Fearing that the defendant might have a weapon, the officers drew their guns. They again ordered the defendant to remove his hands from under the seat. The defendant still refused to do so. Instead, he moved his hands around under the seat. The officer on the driver's side opened the door and pulled the defendant from the car. As this was occurring, the officer on the passenger's side saw the defendant drop a piece of cocaine from his hand onto the floor of the car. A subsequent search of the defendant's car revealed a cocaine pipe on the front seat. The officers arrested the defendant for possession of cocaine and paraphernalia.
At the conclusion of the suppression hearing, the trial judge indicated that she believed these facts presented a close case. Although the trial judge suppressed the evidence, she requested guidance from this court concerning the legality of this search and seizure. We recognize that the facts in this case are arguably similar to those in Carter v. State, 454 So.2d 739 (Fla. 2d DCA 1984), which required suppression.
In this case, the officers' contact with the defendant began as a mere encounter on a public street, which required no founded suspicion or probable cause of criminal activity. Florida v. Royer, 460 U.S. 491, 103 S.Ct. 1319, 75 L.Ed.2d 229 (1983); State v. Wilson, 566 So.2d 585 (Fla. 2d DCA 1990). Although the officers may have had a founded suspicion at that time based on the late hour, the location as a specific drug-use location, and the defendant's suspicious actions involving the cigarette lighter, the officers had not seized the defendant when they approached the car. See Thomas v. State, 533 So.2d 861 (Fla. 2d DCA 1988).

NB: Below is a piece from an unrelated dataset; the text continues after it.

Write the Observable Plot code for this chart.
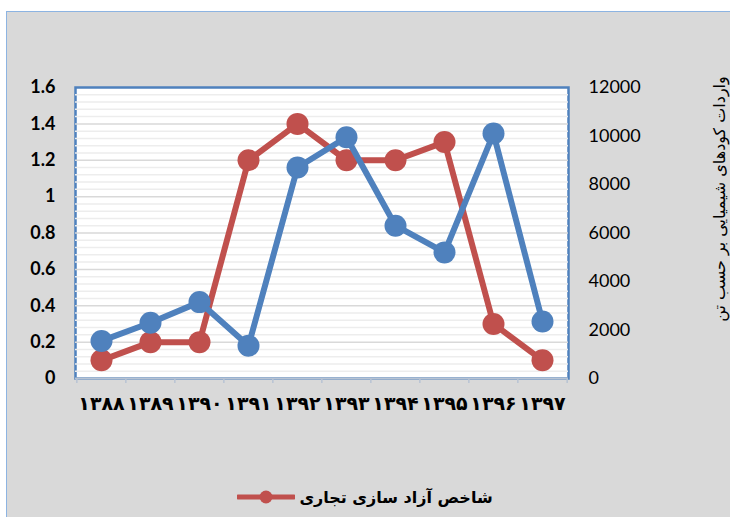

During the initial contact with the defendant, however, he quickly moved his hands under the driver's seat in an attempt to conceal something. The defendant's furtive actions, coupled with the other circumstances, clearly established a founded suspicion of criminal activity. Wilson. The defendant's hand movements under the driver's seat also raised a legitimate concern for the officers' safety, and thus authorized them to conduct a pat-down search. Lightbourne v. State, 438 So.2d 380 (Fla. 1983), cert. denied, 465 U.S. 1051, 104 S.Ct. 1330, 79 L.Ed.2d 725 (1984); Wilson; State v. Lamb, 484 So.2d 1368 (Fla. 2d DCA 1986); State v. Louis, 571 So.2d 1358 (Fla. 4th DCA 1990); Hall v. State, 562 So.2d 714 (Fla. 1st DCA 1990). Since the defendant continually disobeyed the orders to remove his hands from under his seat, the officer who pulled the defendant out of the automobile was justified in physically removing him from the car to protect himself and his partner. The defendant's cocaine was discovered before or in the process of the authorized pat-down search.
Once the officers discovered cocaine on the defendant's person, they were authorized to arrest the defendant and to search the defendant's car incident to that arrest. Michigan v. Long, 463 U.S. 1032, 103 S.Ct. 3469, 77 L.Ed.2d 1201 (1983); State v. Dilyerd, 467 So.2d 301 (Fla. 1985). Thus, the discovery of the cocaine pipe was also valid.
We disagree with the defendant's contention that our decision in Carter is controlling. In Carter, the evidence prior to the seizure of the defendant did not establish a founded suspicion and a basis to perform a pat-down search. See State v. Ecker, 550 So.2d 545 (Fla. 2d DCA 1989). The police did not approach Mr. Carter for a mere encounter, but rather approached with their guns drawn and immediately seized him. The time, place, and actions in Mr. Carter's case are all less suspicious than are those factors in this case. Finally, Mr. Carter did not lunge his hands under his car seat when the officers approached. In this case, the defendant's furtive actions created additional suspicion and a sufficient basis for the officers to reasonably believe that their safety was in jeopardy.
Reversed and remanded.
DANAHY, A.C.J., and FRANK, J., concur.